では、別の概念なのに最近なぜ一緒にされるようになったのでしょうか。
思い起こすに初めは食の安全性が脅かされる事件が相次いで報道されたことがあると思います。「この食品は安全ですよ。だから安心して食べてください」と声高にアピールしたばかりに、「安全安心」という言葉が市民権を得た形となったのではないでしょうか。
それだけなら「安全安心ってヘンな言葉だなあ」で終わっていくはずが、厄介なことにその言葉が独り歩きしたように思います。まず「安全→(だから)安心という因果関係」という解釈(誤解)を生み、いつからか「安全と安心は同義語である」かのような解釈にまで至ったように感じます。
 
もっとも、日本語は日々刻刻変わっていくものなので、もしかしたら10年後、いや今もう既に過半数が変化を許容しているかもしれません。古語が現代語に置き換わるのは時代の変化だと受け入れてきましたが、実際の変化を目の当たりにするのはゾッとしませんね。

「安全安心」の危険性 

でも、そもそも「安心かどうか」を他人が口を出す、ましてや決めるものではないように思います。客観的な状態である「安全」を確保するのは当然としても、「安心」かどうかは本人の主観によるし、本人の意思に委ねるべきです。にも拘らず、広告媒体を中心に広く使われている。これは少し憂慮すべきことではないでしょうか。
NHKテキスト「100分de名著 ル・ボン 群衆心理 武田砂鉄」の中にこうあります。

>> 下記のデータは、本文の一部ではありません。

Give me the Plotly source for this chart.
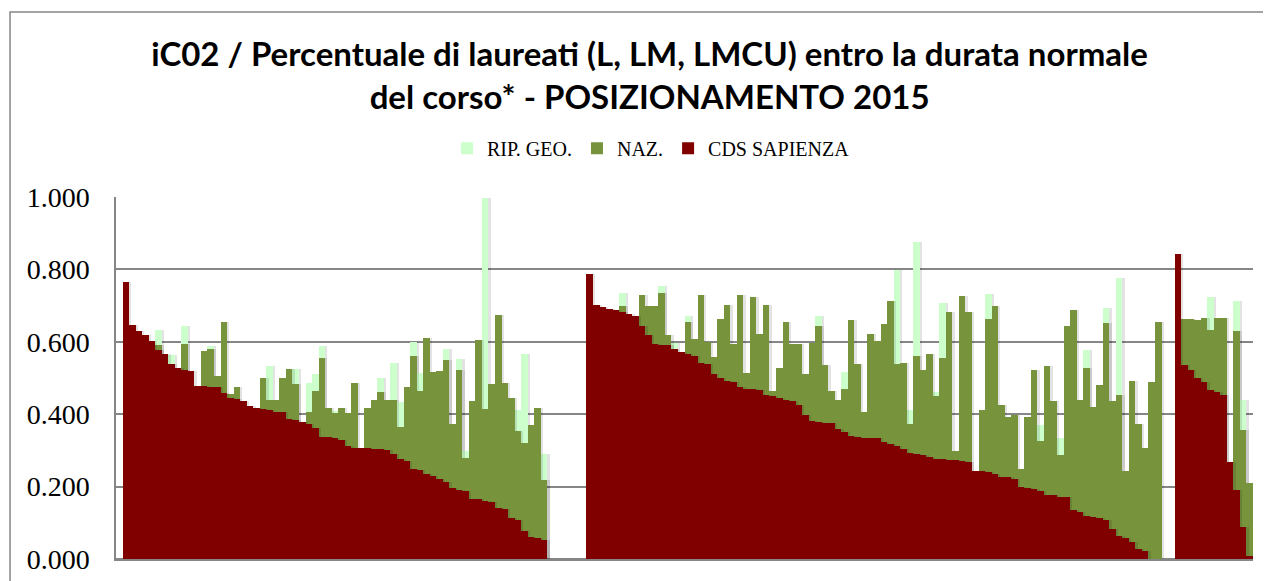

ワイドショーが愛用する「悲痛!」「歓喜!」といったテロップも「心象を呼び出す押しボタン」といえるでしょう。ニュースの内容を表すわけでもなく、このニュースを観て「こういう感情をもちましょう」と定めてくる。何をどう感じるかは人それぞれのはずなのに、感情的なフレーズを一つ用意することで、別の選択肢を剝奪している。

NHKテキスト「100分de名著 ル・ボン 群衆心理 武田砂鉄」

「安全安心」という今や馴染んだ言葉の裏では、「安全だから安心だよね」という感情を知らず知らずのうちに植え付けられているのではないでしょうか。そう考えると、気軽に「安全安心」という言葉を使っていること自体、背筋が寒くなるような恐ろしさを感じます。
以下、前掲書の引用です。

心理的奴隷となる危険性はつねにあります。とりわけ、意義や不満を表明することに一定の勇気を要する社会において、世の中の「空気」に抗う意識は、自覚的に鍛えていかなければなりません。さもなければ、次第に群衆にとりこまれ、誰かに隷属するようになっているかもしれません。

NHKテキスト「100分de名著 ル・ボン 群衆心理 武田砂鉄」

結び

安全と安心とは違うのか、どういう関係なのかから出発して、「安全安心」という言葉の危険性までたどってきました。
私にできることは、せめて私だけでも、「安全安心」という言葉を意地でも使わないこと、もし使わなくてはいけなくなったら、せめて「安全・安心」とナカテンをつけること、もし機会があるようなら安全と安心は違うのだということを伝えること・・・くらいでしょうか。
我ながら無力ですが、微力ながらも抵抗していきたいと思います。